Remembering To Think
"The banality of evil" is philosopher Hannah Arendt's famous and misunderstood judgment on Adolf Eichmann. Was she making excuses for the plotter of the final solution? Downplaying the enormity of Auschwitz? Calling everyone evil?
None of the above, as proved by this new anthology. Arendt rejects collective guilt: "Where all are guilty, no one is." Banality is not triviality: "The greatest evil is not radical, it has no roots, and because it has no roots it has no limitations, it can go to unthinkable extremes and sweep over the whole world." And banality is no excuse, for "even a functionary is still a human being" who has to be held responsible.
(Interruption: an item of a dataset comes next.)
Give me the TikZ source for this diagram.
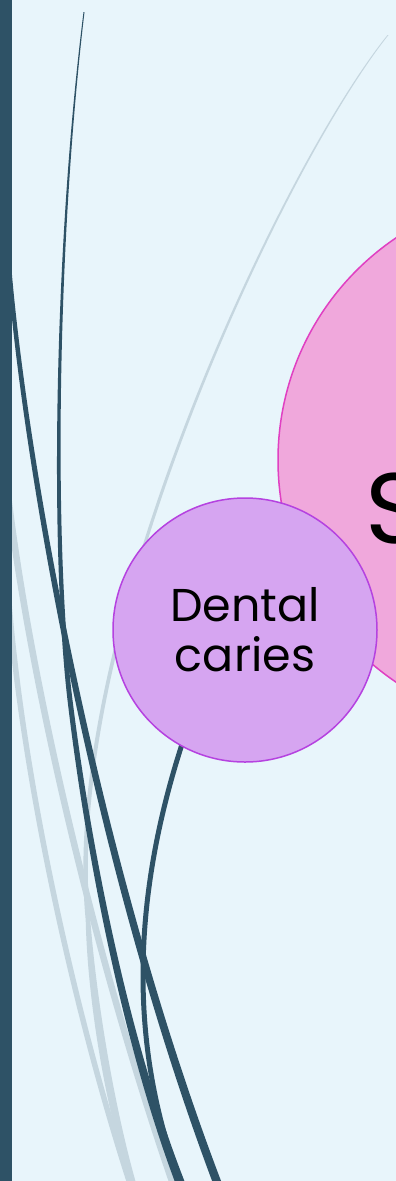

The banality of evil is evil as unthinking routine; the greatest weapons against it are thought and memory. Good people learn the art of "silent dialogue between me and myself"because consciousness is a precondition for conscience, as well as for genuine remembrance. "The greatest evildoers are those who don't remember because they have never given thought to the matter." Arendt explores this idea in conversation with great religious and philosophical figures, especially Socrates, Plato, and Kantwho all associated evil with thoughtlessness. Also included are Arendt's judgments on the trials of low-ranking Nazis; Pope Pius XII and the Holocaust; Vietnam; and desegregation. "Reflections on Little Rock" (1959) is still likely to provoke; while despising racism, Arendt disagreed with the strategy of fighting it by forced integration of schools.
In Arendt's hands, the quaint idea that philosophy can guide our lives becomes a real possibility. This book is neither scholarship nor a system; it is the voice of a woman who knows, as she puts it, how to "defrost" our frozen thoughts.